I combined over 3 minutes worth of the photographs into a video. If Frank only left the course for a few seconds, we would expect to see him on this video exiting the course before relieving himself and reentering the race. I looked at every individual photo contained in this video and I do not see Frank running on the course prior to running in from the sidewalk. The video below was sped up to 3 frames per second. Frank appears at the end of the video.
Also note that where Frank appears from is not a cross street. There is a change in the pavement, but he enters from the sidewalk. Below is an image from Google Street View showing the location where Frank entered the course from.
I contacted Frank again to let him know that I found no evidence that he ran the course approaching the spot that he re-entered. I asked him to reply if he had any additional information that may lead me to change my conclusion.
He denied cutting the course and closed the lines of communication after stating that I was clearly out to harm and discredit him. He informed me that he would be obtaining counsel.

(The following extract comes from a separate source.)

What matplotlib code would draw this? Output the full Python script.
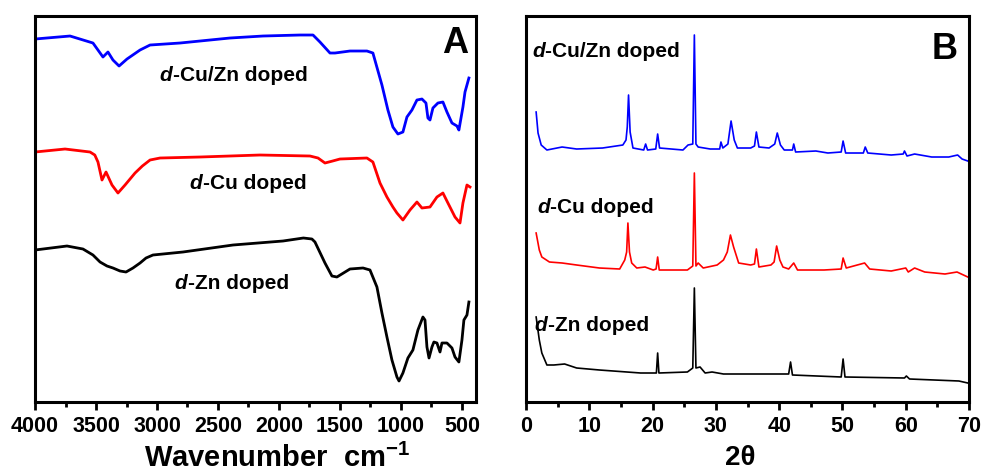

I am not out to harm or discredit Dr. Meza. I would have preferred to be able to vindicate Frank. I have no agenda, I could have written about his results and the questions surrounding them two years ago. But I waited until there was more than odd splits and times that most believed unlikely.
In addition to not seeing him in the photo sequence above, it should be noted that there was a photographer taking photos near The El Capitan Theatre, less than half a block before the point that Frank jumped on the course. I went back through over a hundred photos taken at that point on the course, and Frank was not photographed. Remember he said that he stopped “to pee” for a few seconds. The photographs I reviewed went back over a minute. I also looked at a total of 6 minutes of photos from the automatic camera. Frank was not spotted on the course before he entered from the sidewalk.
The runner that Frank jumped behind put his run on Strava. Using that data, I was able to determine exactly what time Frank entered the course. I estimate that Frank entered the course at mile 11.62. I accounted for variance in GPS and consulted the course map. I am confident that this estimate is accurate.
Frank entered at this point at 8:11:29 AM. I was able to calculate the pace to the next timing mat which was .78 miles down the course.
|FRANK||net time||pace||split pace||time of day|
On the section of the course that we can prove Frank ran, his pace was much slower than any of his other recorded splits. His verified pace of 8:23 minutes per mile is nearly two minutes per mile slower than his overall pace.
There have been additional theories relating to Frank and The 2019 LA Marathon. One letsrun poster uncovered additional photos regarding “a shadowy figure” showing on a corner before Frank emerged just prior to the 25k point in the Marathon.
I want to present this information while making it clear that I do not find the photos 100% conclusive. I am putting it out there to acknowledge this information and to allow readers to make their own determinations.
The individual that was by the pole in a number of frames is no longer there when Frank appears on the course.
I felt that this article was already a bit too long, but I wanted to present everything as reasonably in depth as I could relating to The 2019 LA Marathon. I have additional information which I will present later this week regarding Frank’s performances at The 2019 Pasadena Half Marathon and The 2018 Long Beach Marathon.
He also has what would be a record breaking time at this year’s Phoenix Marathon. He does not have many photos in Phoenix and there are no gun times, chip time differential provided for the race, so detailed analysis is proving difficult.